The hostility between Iraq and Kuwait not only stands out in comparison to the jointly monarchic period. Iraq's expansionist foreign policy contrasts starkly with the behavior of other monarchies once their fellow dynasty in Kuwait came under attack, based on a strong sense of monarchic identification with the victim. In 1961, Saudi Arabia and Jordan supported Kuwait diplomatically, financially, and ultimately militarily. In 1990/1991. all monarchies except Jordan joined in a military coalition against Iraq, even if they had never fought a major war before. Even Jordan, while under heavy political and economic pressure to support Iraq, stood by the affirmation of the legitimacy of the Kuwaiti regime that Iraq denied.
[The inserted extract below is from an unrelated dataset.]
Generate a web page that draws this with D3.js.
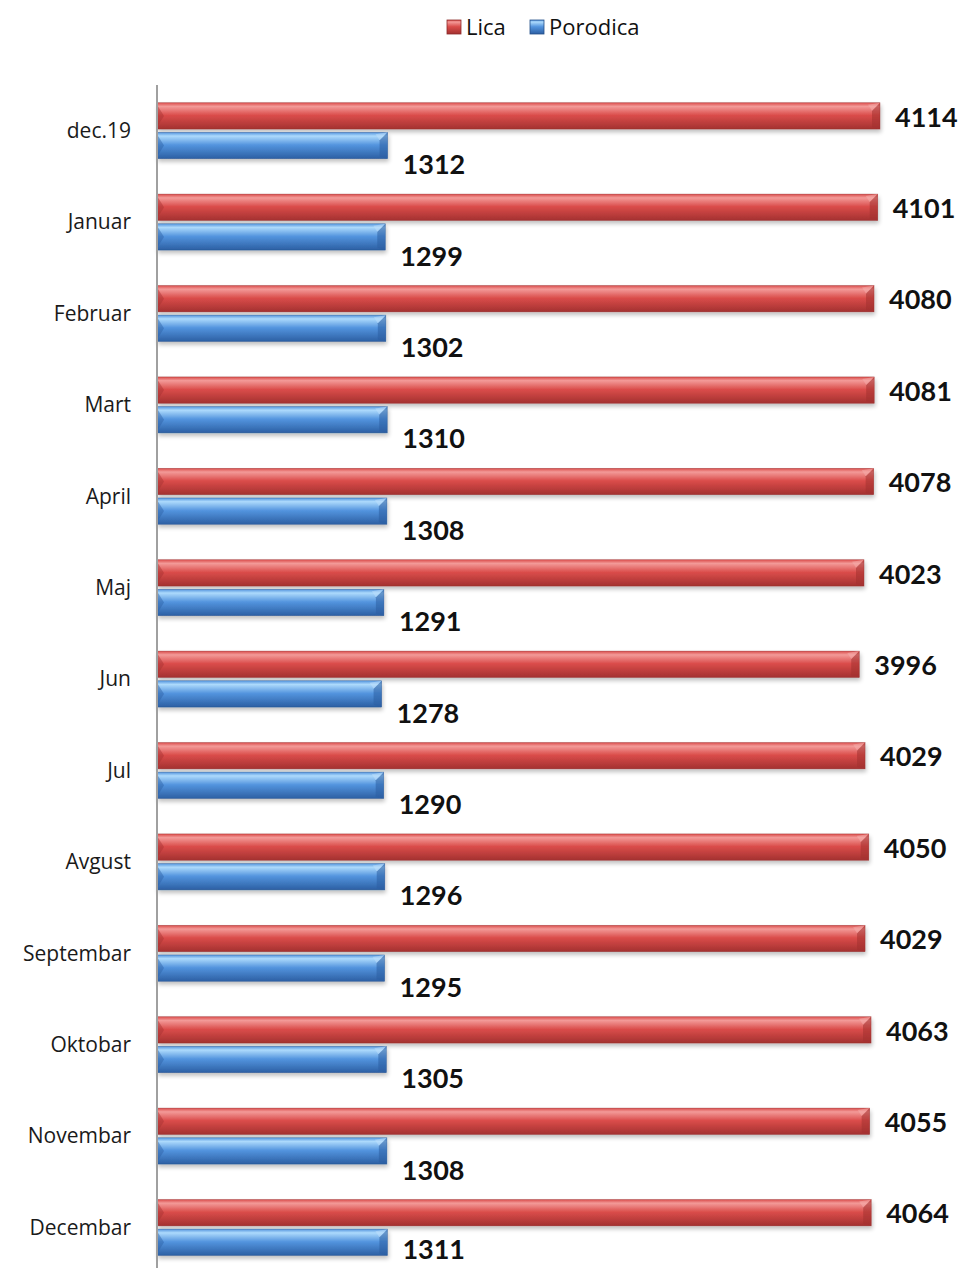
<!DOCTYPE html>
<html>
<head>
<meta charset="utf-8">
<script src="https://cdn.jsdelivr.net/npm/d3@7"></script>
<style>
  body { margin: 0; background: #fff; }
  .cat { font-family: "Open Sans", sans-serif; font-size: 21px; fill: #1a1a1a; }
  .val { font-family: Lato, sans-serif; font-weight: bold; font-size: 27px; fill: #111; }
  .leg { font-family: "Open Sans", sans-serif; font-size: 22px; fill: #111; }
</style>
</head>
<body>
<div id="chart"></div>
<script>
// Mjeseci i vrijednosti (pročitano s grafikona)
const months = ["dec.19", "Januar", "Februar", "Mart", "April", "Maj", "Jun", "Jul",
  "Avgust", "Septembar", "Oktobar", "Novembar", "Decembar"];
const series = ["Lica", "Porodica"];
const lica = [4114, 4101, 4080, 4081, 4078, 4023, 3996, 4029, 4050, 4029, 4063, 4055, 4064];
const porodica = [1312, 1299, 1302, 1310, 1308, 1291, 1278, 1290, 1296, 1295, 1305, 1308, 1311];

const W = 963, H = 1268;
const svg = d3.select("#chart").append("svg").attr("width", W).attr("height", H);
const defs = svg.append("defs");

const palette = {
  Lica: { top: "#f39a98", mid: "#da4c4a", bot: "#a33130", edge: "#8c2a29", hi: "#f6b0ae" },
  Porodica: { top: "#addafc", mid: "#5394de", bot: "#2c5fa3", edge: "#244f88", hi: "#c0e0fc" }
};

Object.entries(palette).forEach(([k, c]) => {
  const g = defs.append("linearGradient").attr("id", "g-" + k)
    .attr("x1", 0).attr("y1", 0).attr("x2", 0).attr("y2", 1);
  g.append("stop").attr("offset", "0%").attr("stop-color", c.mid);
  g.append("stop").attr("offset", "14%").attr("stop-color", c.top);
  g.append("stop").attr("offset", "48%").attr("stop-color", c.mid);
  g.append("stop").attr("offset", "100%").attr("stop-color", c.bot);
});

const shadow = defs.append("filter").attr("id", "shadow")
  .attr("x", "-5%").attr("y", "-30%").attr("width", "110%").attr("height", "180%");
shadow.append("feGaussianBlur").attr("in", "SourceAlpha").attr("stdDeviation", 2);
shadow.append("feOffset").attr("dx", 1).attr("dy", 3).attr("result", "b");
shadow.append("feComponentTransfer").append("feFuncA").attr("type", "linear").attr("slope", 0.25);
const mrg = shadow.append("feMerge");
mrg.append("feMergeNode");
mrg.append("feMergeNode").attr("in", "SourceGraphic");

const x = d3.scaleLinear().domain([0, 4114]).range([157, 880]);
const y = d3.scaleBand().domain(months).range([85, 85 + 13 * 91.4]);
const yIn = d3.scaleBand().domain(series)
  .range([y.bandwidth() / 2 - 28, y.bandwidth() / 2 + 28]).paddingInner(0.11);

const data = months.map((m, i) => ({ m, vals: [lica[i], porodica[i]] }));

const rows = svg.append("g").selectAll("g").data(data).join("g")
  .attr("transform", d => `translate(0,${y(d.m)})`);

series.forEach((s, si) => {
  const c = palette[s];
  const bar = rows.append("g").attr("filter", "url(#shadow)");
  const by = yIn(s), bh = yIn.bandwidth(), bev = 8;
  bar.append("rect")
    .attr("x", x(0)).attr("y", by)
    .attr("width", d => x(d.vals[si]) - x(0)).attr("height", bh)
    .attr("fill", `url(#g-${s})`)
    .attr("stroke", c.edge).attr("stroke-width", 0.6).attr("stroke-opacity", 0.6);
  // kosina na desnom kraju
  bar.append("polygon")
    .attr("points", d => {
      const xe = x(d.vals[si]);
      return `${xe},${by} ${xe - bev},${by + bev} ${xe - bev},${by + bh - 2} ${xe},${by + bh}`;
    })
    .attr("fill", c.bot).attr("opacity", 0.55);
  bar.append("polygon")
    .attr("points", d => {
      const xe = x(d.vals[si]);
      return `${xe},${by} ${xe - bev},${by + bev} ${xe - bev - 4},${by + 2}`;
    })
    .attr("fill", c.hi).attr("opacity", 0.5);
  // kosina na lijevom kraju
  bar.append("polygon")
    .attr("points", `${x(0)},${by + 2} ${x(0) + 7},${by + bh / 2} ${x(0)},${by + bh - 2}`)
    .attr("fill", c.bot).attr("opacity", 0.45);

  // natpisi: Lica uz traku, Porodica malo ispod trake (ostaje unutar slike)
  rows.append("text").attr("class", "val")
    .attr("x", d => x(d.vals[si]) + 15)
    .attr("y", d => {
      const yy = by + bh / 2 + (si === 0 ? 1 : 19);
      return Math.min(yy, H - 19 - y(d.m));
    })
    .attr("dy", "0.36em")
    .text(d => d.vals[si]);
});

// osa
svg.append("line")
  .attr("x1", x(0)).attr("x2", x(0)).attr("y1", 85).attr("y2", H)
  .attr("stroke", "#a0a0a0").attr("stroke-width", 2);

svg.append("g").selectAll("text").data(months).join("text")
  .attr("class", "cat")
  .attr("x", 131).attr("y", d => y(d) + y.bandwidth() / 2)
  .attr("dy", "0.35em").attr("text-anchor", "end")
  .text(d => d);

// legenda
const leg = svg.append("g");
const legX = [447, 530];
series.forEach((s, i) => {
  leg.append("rect").attr("x", legX[i]).attr("y", 20).attr("width", 14).attr("height", 14)
    .attr("fill", `url(#g-${s})`).attr("stroke", palette[s].edge).attr("stroke-width", 0.8);
  leg.append("text").attr("class", "leg").attr("x", legX[i] + 19).attr("y", 27)
    .attr("dy", "0.36em").text(s);
});
</script>
</body>
</html>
While some republics also participated in the joint effort to liberate Kuwait, only Egypt and Syria provided troops. Their participation, however, was less surprising given their size and important role in Middle East relations and their ample military experience. While small republics like Lebanon and Tunisia did not participate, small monarchies like Qatar and the UAE all united in support of Kuwait. While the “Arab club” was divided by Iraqi irredentism and Arab nationalism. the "monarchic club” rallied around one of its own.